I would strongly recommend a configuration for your data volume along the lines of:
recordsize=32k
logbias=latency
primarycache=all
zfs_vdev_read_gap_limit=49152
It is rare that “primarycache=metadata” will be beneficial, even with workloads you wouldn’t think would gain anything from the caching. I’d highly recommend avoiding it while you dial in a configuration. You should not usually need to keep your ARC completely clean so that metadata can fill it.
Set zfs_immediate_write_sz=65536 or so to cause no writes to be done with indirect sync.
If you get problems with excessive RMW during TxG commit, rate limit it with zfs_sync_taskq_batch_pct.
Hope this helps and that you give this a try.
Janet,
This is interesting, thank you! I had a different understanding of logbias where latency is ideal only when you have an SLOG. I might have also tested this in the past but I have to double check. I will look into the rest of your recommendations as time permits and update this blog.
I’m glad it may help.
Basically, the downside to logbias=latency with ZIL blocks in your main disk is that you “double write” onto the same storage, potentially decreasing possible throughput etc.

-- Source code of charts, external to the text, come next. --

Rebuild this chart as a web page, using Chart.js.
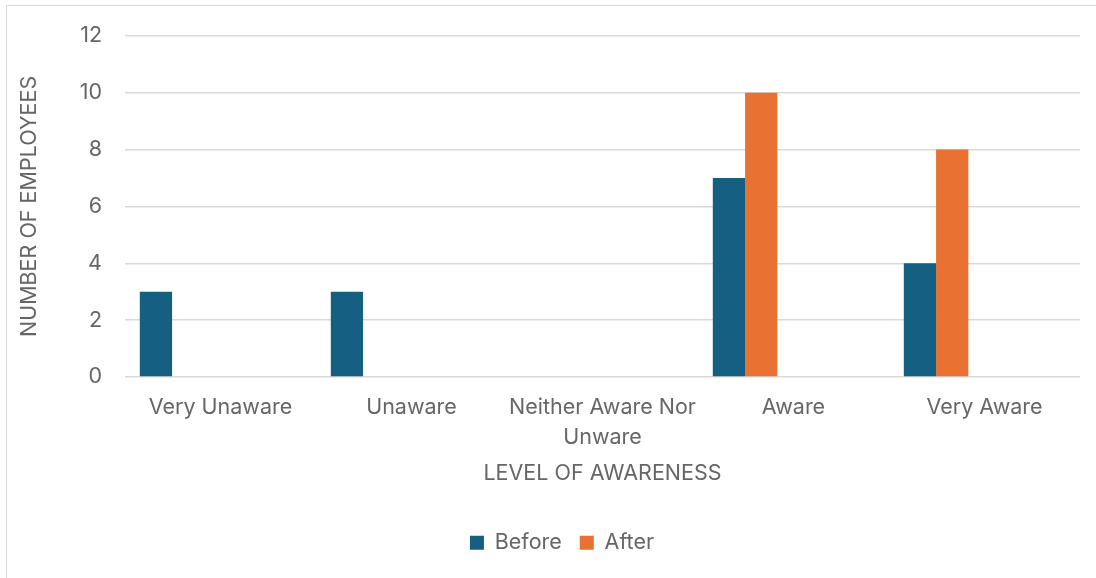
<!DOCTYPE html>
<html>
<head>
<meta charset="utf-8">
<script src="https://cdn.jsdelivr.net/npm/chart.js@4"></script>
<style>
    html, body { margin: 0; padding: 0; background: #ffffff; }
    #wrap { position: relative; width: 1096px; height: 578px; }
    #frame {
        position: absolute;
        left: 6px; top: 5px; right: 0; bottom: 0;
        border-top: 1.5px solid #d9d9d9;
        border-left: 1.5px solid #d9d9d9;
    }
    #awareness-chart { position: absolute; left: 0; top: 0; }
</style>
</head>
<body>
<div id="wrap">
    <div id="frame"></div>
    <canvas id="awareness-chart" width="1096" height="578"></canvas>
</div>
<script>
const levels = ['Very Unaware', 'Unaware', ['Neither Aware Nor', 'Unware'], 'Aware', 'Very Aware']
const before = [3, 3, 0, 7, 4]
const after = [0, 0, 0, 10, 8]
const yTicks = [0, 2, 4, 6, 8, 10, 12]

// the sheet had three empty series next to these two, they keep the bars left in each slot
const empty = [null, null, null, null, null]

const TEXT = '#666666'
const GRID = '#d9d9d9'
const FONT_SIZE = 21.5

Chart.defaults.font.family = 'Inter, "Open Sans", sans-serif'
Chart.defaults.font.size = FONT_SIZE
Chart.defaults.color = TEXT

// legend sits centred under the whole frame, not the canvas
const legendShift = {
    id: 'legendShift',
    afterLayout: function (chart)
    {
        chart.legend.left += 44
    }
}

setAwarenessChart()

function setAwarenessChart()
{
    new Chart('awareness-chart', {
        type: 'bar',
        data: {
            labels: levels,
            datasets: [
                { label: 'Before', data: before, backgroundColor: '#156082' },
                { label: 'After', data: after, backgroundColor: '#e97132' },
                { label: '', data: empty },
                { label: '', data: empty },
                { label: '', data: empty }
            ]
        },
        options: {
            responsive: false,
            animation: false,
            layout: {
                padding: { top: 34, right: 16, bottom: 24, left: 0 }
            },
            datasets: {
                bar: {
                    categoryPercentage: 0.845,
                    barPercentage: 1,
                    borderWidth: 0
                }
            },
            scales: {
                x: {
                    grid: { display: false },
                    border: { display: false },
                    ticks: {
                        padding: 8.5,
                        maxRotation: 0,
                        autoSkip: false,
                        font: { size: FONT_SIZE, lineHeight: 1.35 }
                    },
                    title: {
                        display: true,
                        text: 'LEVEL OF AWARENESS',
                        padding: { top: 0, bottom: 28 },
                        font: { size: FONT_SIZE, lineHeight: 1.2 }
                    },
                    afterFit: function (axis) { axis.height = 137 }
                },
                y: {
                    min: 0,
                    max: 12,
                    afterBuildTicks: function (axis)
                    {
                        axis.ticks = yTicks.map(v => ({ value: v }))
                    },
                    grid: {
                        color: GRID,
                        lineWidth: 1.5,
                        drawTicks: false
                    },
                    border: { display: false },
                    ticks: { padding: 23 },
                    title: {
                        display: true,
                        text: 'NUMBER OF EMPLOYEES',
                        padding: { top: 17, bottom: 0 },
                        font: { size: FONT_SIZE, lineHeight: 1.2 }
                    },
                    afterFit: function (axis) { axis.width = 125 }
                }
            },
            plugins: {
                legend: {
                    position: 'bottom',
                    maxHeight: 40,
                    labels: {
                        boxWidth: 14,
                        boxHeight: 14,
                        padding: 18,
                        filter: item => item.text !== ''
                    }
                },
                tooltip: { enabled: false }
            }
        },
        plugins: [legendShift]
    })
}
</script>
</body>
</html>
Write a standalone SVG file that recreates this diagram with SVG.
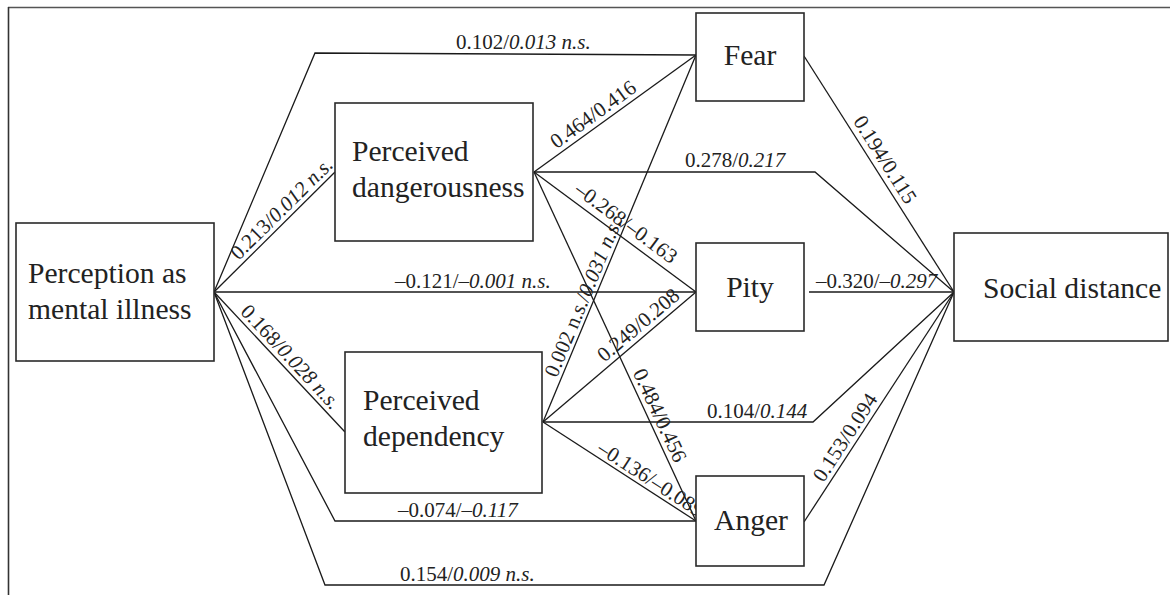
<svg xmlns="http://www.w3.org/2000/svg" width="1170" height="595" viewBox="0 0 1170 595">
<style>
.box{fill:#fff;stroke:#2a2a2a;stroke-width:1.6}
.node{font-family:"Liberation Serif","Times New Roman",serif;font-size:29.6px;fill:#222}
.lbl{font-family:"Liberation Serif","Times New Roman",serif;font-size:21px;fill:#222}
.it{font-style:italic}
.con{fill:none;stroke:#1a1a1a;stroke-width:1.3;stroke-linejoin:miter}
.frame{stroke:#555;stroke-width:1.6;fill:none}
</style>
<rect width="1170" height="595" fill="#fff"/>
<g id="frame">
<line class="frame" x1="8" y1="7.5" x2="1170" y2="7.5"/>
<line class="frame" x1="8.5" y1="7" x2="8.5" y2="595" style="stroke:#333"/>
</g>
<g id="connectors">
<polyline class="con" points="214,292 315,53 696,55"/>
<line class="con" x1="214" y1="292" x2="335" y2="172"/>
<line class="con" x1="214" y1="292" x2="696" y2="292"/>
<line class="con" x1="214" y1="292" x2="345" y2="432"/>
<polyline class="con" points="214,292 335,521 696,521"/>
<polyline class="con" points="214,292 325,585 824,585 954,292"/>
<line class="con" x1="534" y1="172" x2="696" y2="55"/>
<polyline class="con" points="534,172 815,172 954,292"/>
<line class="con" x1="534" y1="172" x2="696" y2="292"/>
<line class="con" x1="534" y1="172" x2="696" y2="521"/>
<line class="con" x1="543" y1="422" x2="696" y2="55"/>
<line class="con" x1="543" y1="422" x2="696" y2="292"/>
<polyline class="con" points="543,422 813,422 954,292"/>
<line class="con" x1="543" y1="422" x2="696" y2="521"/>
<line class="con" x1="804" y1="56" x2="954" y2="292"/>
<line class="con" x1="809" y1="292" x2="954" y2="292"/>
<line class="con" x1="804" y1="522" x2="954" y2="292"/>
</g>
<g id="labels">
<text class="lbl" x="456" y="49">0.102/<tspan class="it">0.013 n.s.</tspan></text>
<text class="lbl" x="685" y="167">0.278/<tspan class="it">0.217</tspan></text>
<text class="lbl" x="395" y="288">–0.121/<tspan class="it">–0.001 n.s.</tspan></text>
<text class="lbl" x="816" y="288">–0.320/<tspan class="it">–0.297</tspan></text>
<text class="lbl" x="707" y="418">0.104/<tspan class="it">0.144</tspan></text>
<text class="lbl" x="398" y="517">–0.074/<tspan class="it">–0.117</tspan></text>
<text class="lbl" x="400" y="581">0.154/<tspan class="it">0.009 n.s.</tspan></text>
<text class="lbl" text-anchor="middle" transform="translate(290,217) rotate(-44.8)" y="-5">0.213/<tspan class="it">0.012 n.s.</tspan></text>
<text class="lbl" text-anchor="middle" transform="translate(282,365) rotate(46.9)" y="-5">0.168/<tspan class="it">0.028 n.s.</tspan></text>
<text class="lbl" text-anchor="middle" transform="translate(600,124) rotate(-35.8)" y="-5">0.464/0.416</text>
<text class="lbl" text-anchor="middle" transform="translate(618,234) rotate(36.5)" y="-7">–0.268/–0.163</text>
<text class="lbl" text-anchor="middle" transform="translate(593,302) rotate(-67.4)" y="-4">0.002 n.s./<tspan class="it">0.031 n.s.</tspan></text>
<text class="lbl" text-anchor="middle" transform="translate(646,334) rotate(-40.4)" y="-5">0.249/0.208</text>
<text class="lbl" text-anchor="middle" transform="translate(650,420) rotate(65.1)" y="-4">0.484/0.456</text>
<text class="lbl" text-anchor="middle" transform="translate(645,488) rotate(32.9)" y="-4">–0.136/–0.089</text>
<text class="lbl" text-anchor="middle" transform="translate(875,166) rotate(57.7)" y="-5">0.194/0.115</text>
<text class="lbl" text-anchor="middle" transform="translate(855,444) rotate(-56.9)" y="-5">0.153/0.094</text>
</g>
<g id="perception">
<rect class="box" x="16" y="223" width="198" height="138"/>
<text class="node" x="28" y="283">Perception as</text>
<text class="node" x="28" y="319">mental illness</text>
</g>
<g id="dangerousness">
<rect class="box" x="335" y="103" width="198" height="138"/>
<text class="node" x="352" y="161">Perceived</text>
<text class="node" x="352" y="197">dangerousness</text>
</g>
<g id="dependency">
<rect class="box" x="345" y="352" width="197" height="141"/>
<text class="node" x="363" y="410">Perceived</text>
<text class="node" x="363" y="446">dependency</text>
</g>
<g id="fear">
<rect class="box" x="696" y="13" width="108" height="88"/>
<text class="node" x="750" y="65" text-anchor="middle">Fear</text>
</g>
<g id="pity">
<rect class="box" x="696" y="243" width="108" height="88"/>
<text class="node" x="750" y="297" text-anchor="middle">Pity</text>
</g>
<g id="anger">
<rect class="box" x="696" y="476" width="108" height="90"/>
<text class="node" x="751" y="530" text-anchor="middle">Anger</text>
</g>
<g id="social">
<rect class="box" x="954" y="233" width="214" height="108"/>
<text class="node" x="983" y="298">Social distance</text>
</g>
</svg>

However, this is often portrayed as worse than it is. Compression reduces the size of data written out, and data is refactored into recordsize blocks so while it’s kind of “double write”…it’s far far away from “double IOP”. The TxG commit writes are relatively low priority and easily shape themselves around other I/O.
The fact is, if you’re doing something throughput-intensive, you shouldn’t be doing it fully synchronously. It’s rare that you run into that need. The reason that logbias=throughput exists is really for large systems with plenty of disks and a SLOG, so if they have a badly behaved application that doesn’t need to be fast, it can be contained and not trash SLOG responsiveness for everyone else.